It remains to be seen whether the Irish Government will match the €11m the state received via the latest EU dairy package.

The package announced in July includes a €350 million conditional adjustment aid measure to be implemented by Member States – from which Ireland will receive €11.1m – and a €150 million EU-wide measure to support voluntary reduction in milk production.

In a statement to Agriland, the Department said the package was further discussed by Member States at Management Committee level in July, with the aim of finalising an agreement regarding the exact details of the package, issues such as reference periods, flexibility in implementation etc in August.

It said no decision has been made on the question of matching funding.

Both the IFA and the ICMSA have called on the Government to match the funding to create a fund of in excess of €22m.

Last year, the Government matched a €13m EU dairy aid package and used the funds to provide dairy farmers with a lump sum payment of in the region of €1,400 with young dairy farmers receiving and additional top up.

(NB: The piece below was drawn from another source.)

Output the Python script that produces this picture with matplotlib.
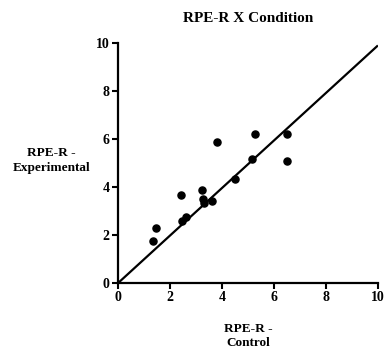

On this occasion, Member States can only use the funding for measures that contribute to ‘market stabilisation by freezing or reducing production’.

This means a once-off payment to farmers, as was paid out under the last dairy package, will not be allowed. Countries can also use the funding for all livestock sectors, except pigs.

Initial speculation surrounding the use of the new funding includes a fund for low-interest loans to facilitate cash flow for viable enterprises with debt issues.

The Minister for Agriculture is already considering including Financial Instruments (FIs) in Ireland’s 2014-2020 Rural Development Programme (RDP).

Financial instruments can take the form of loans, guarantee funds or equity investments and currently the funding for any such FIs would have to draw on Ireland’s existing RDP allocation of European funding as well as National Exchequer funding. It is also possible to incorporate funding from other sources for such instruments.

It is understood that funding for the setup, training for and running of a credible dairy futures market in Ireland has also been proposed.

There is also the possibility that the funding could be used to top up payments under the new supply reduction scheme.